Ein Letztes: die Theologie verbindet die Lehre der Engel mit der Lehre von Jesus Christus. Er wird als der unerschaffene Engel bezeichnet. So singt die Kirche am Weihnachtstag: „Ein Kind wurde uns geboren, ein Sohn wurde uns geschenkt. Die Herrschaft liegt auf seiner Schulter, und man nennt ihn Engel des großen Ratschlusses.“ Christus ist der Bote des Vaters für uns und darin, in der Ausführung des göttlichen Willens, ist er ganz für den Vater. So ist er der Bote von Gott her – und weil er Mensch geworden ist, der Bote vom Menschen zum Vater hin, der Fürsprecher und Anwalt. Er schläft nicht, er ist der Wachende, er, der dich behütet, schläft nicht.
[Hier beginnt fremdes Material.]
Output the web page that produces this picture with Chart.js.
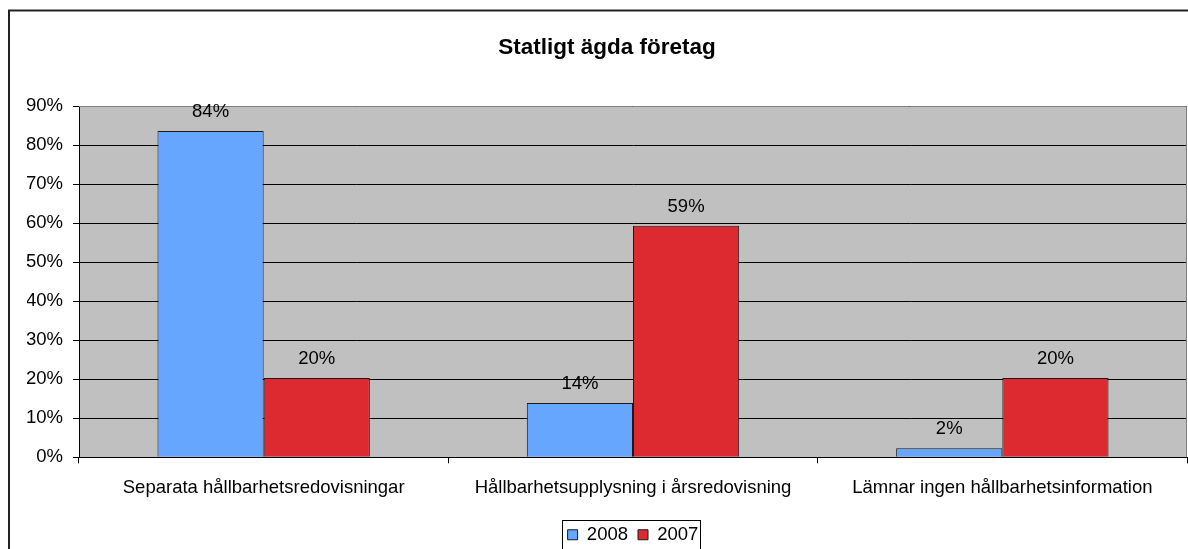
<!DOCTYPE html>
<html lang="sv">
<head>
  <meta charset="UTF-8">
  <title>Statligt ägda företag</title>
  <script src="https://cdn.jsdelivr.net/npm/chart.js"></script>
  <style>
    html,body { margin:0; padding:0; background:#fff; overflow:hidden; }
    #wrap { width:1188px; height:549px; }
  </style>
</head>
<body>
<div id="wrap"><canvas id="chart" width="1188" height="549"></canvas></div>

<script>
  // data
  const categories = ["Separata hållbarhetsredovisningar", "Hållbarhetsupplysning i årsredovisning", "Lämnar ingen hållbarhetsinformation"];
  const values2008 = [83.6, 13.9, 2.3];
  const values2007 = [20.3, 59.3, 20.3];
  const seriesNames = ["2008", "2007"];
  const yMax = 90, yStep = 10;

  const FONT = "'Liberation Sans', Arial, sans-serif";
  const fs = 18.5;

  // grey plot background, outer frame, grey top/right edge, legend box
  const framePlugin = {
    id: "frame",
    beforeDraw(c) {
      const ctx = c.ctx, a = c.chartArea;
      ctx.save();
      ctx.fillStyle = "#fff";
      ctx.fillRect(0, 0, c.width, c.height);
      ctx.fillStyle = "#c0c0c0";
      ctx.fillRect(a.left, a.top, a.right - a.left, a.bottom - a.top);
      ctx.strokeStyle = "#222";
      ctx.lineWidth = 2;
      ctx.strokeRect(9, 10.5, c.width + 20, c.height + 20);
      ctx.restore();
    },
    beforeDatasetsDraw(c) {
      const ctx = c.ctx, a = c.chartArea;
      ctx.save();
      ctx.strokeStyle = "#808080";
      ctx.lineWidth = 1;
      ctx.beginPath();
      ctx.moveTo(a.left, a.top + 0.5);
      ctx.lineTo(a.right - 0.5, a.top + 0.5);
      ctx.lineTo(a.right - 0.5, a.bottom);
      ctx.stroke();
      ctx.restore();
    },
    afterDraw(c) {
      const hb = c.legend.legendHitBoxes;
      if (!hb || !hb.length) return;
      const l = Math.min(...hb.map(h => h.left)) - 6;
      const r = Math.max(...hb.map(h => h.left + h.width)) + 1;
      const t = Math.min(...hb.map(h => h.top)) - 6;
      const ctx = c.ctx;
      ctx.save();
      ctx.strokeStyle = "#000";
      ctx.lineWidth = 1;
      ctx.strokeRect(Math.round(l) + 0.5, Math.round(t) + 0.5, Math.round(r - l), c.height);
      ctx.restore();
    }
  };

  // value labels over bars
  const labelPlugin = {
    id: "barLabels",
    afterDatasetsDraw(c) {
      const ctx = c.ctx;
      ctx.save();
      ctx.font = fs + "px " + FONT;
      ctx.fillStyle = "#000";
      ctx.textAlign = "center";
      ctx.textBaseline = "alphabetic";
      c.data.datasets.forEach((ds, i) => {
        c.getDatasetMeta(i).data.forEach((bar, j) => {
          ctx.fillText(Math.round(ds.data[j]) + "%", bar.x, bar.y - 14);
        });
      });
      ctx.restore();
    }
  };

  new Chart(document.getElementById("chart"), {
    type: "bar",
    data: {
      labels: categories,
      datasets: [
        { label: seriesNames[0], data: values2008, backgroundColor: "#66a6ff", borderColor: "#1a1a1a", borderWidth: 1 },
        { label: seriesNames[1], data: values2007, backgroundColor: "#dc2a30", borderColor: "#1a1a1a", borderWidth: 1 }
      ]
    },
    options: {
      responsive: false,
      animation: false,
      layout: { padding: { left: 27, right: 1, top: 0, bottom: -5 } },
      datasets: { bar: { categoryPercentage: 0.575, barPercentage: 1 } },
      plugins: {
        title: {
          display: true,
          text: "Statligt ägda företag",
          color: "#000",
          font: { family: FONT, size: 22.5, weight: "bold" },
          padding: { top: 34.5, bottom: 44.5 }
        },
        legend: {
          position: "bottom",
          fullSize: false,
          labels: {
            color: "#000",
            font: { family: FONT, size: fs },
            boxWidth: 10,
            boxHeight: 10,
            padding: 10
          }
        },
        tooltip: { enabled: false }
      },
      scales: {
        x: {
          afterFit: s => { s.height += 2; },
          grid: { offset: true, drawOnChartArea: false, tickLength: 6, color: "#000" },
          border: { color: "#000" },
          ticks: { color: "#000", font: { family: FONT, size: fs }, padding: 14, maxRotation: 0 }
        },
        y: {
          min: 0,
          max: yMax,
          afterFit: s => { s.width = 52; },
          grid: { color: "#000", tickLength: 6 },
          border: { color: "#000" },
          ticks: { stepSize: yStep, color: "#000", font: { family: FONT, size: fs }, padding: 10, callback: v => v + "%" }
        }
      }
    },
    plugins: [framePlugin, labelPlugin]
  });
</script>
</body>
</html>
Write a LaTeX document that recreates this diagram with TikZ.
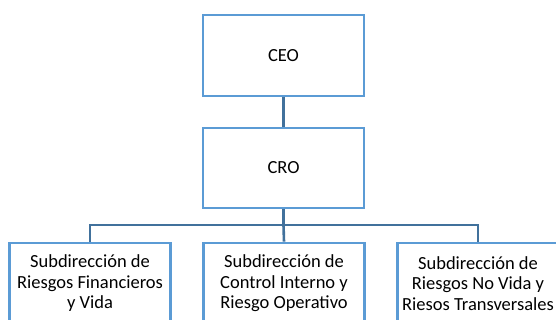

Und er ist der heile Mensch, mit dem wir uns verbinden dürfen, um so zur vollen Menschlichkeit zu finden. So findet die Schöpfung ihre Erlösung. Das bekennt Johannes im 12.Kapitel seiner Geheimen Offenbarung (Offb 12,7-12a), wenn er vom Sieg durch das Blut des Lammes spricht.
Folgen wir darum mit unserem Singen und Beten dem Aufruf (Offb 12, 12a): „Darum jubelt, ihr Himmel und alle, die darin wohnen!“ Denn das ist Liturgie, in diese Anbetung Jesu Christi eintreten.
Wir schauen auf Christus, umgeben von den Engeln des Himmels, mit denen wir – leider oft vergessen – gemeinsam die Liturgie des Himmels und der Erde feiern dürfen. Daran möge das Bild aus der byzantinischen Kirche der Benediktinerabtei Chevetogne in Belgien erinnern.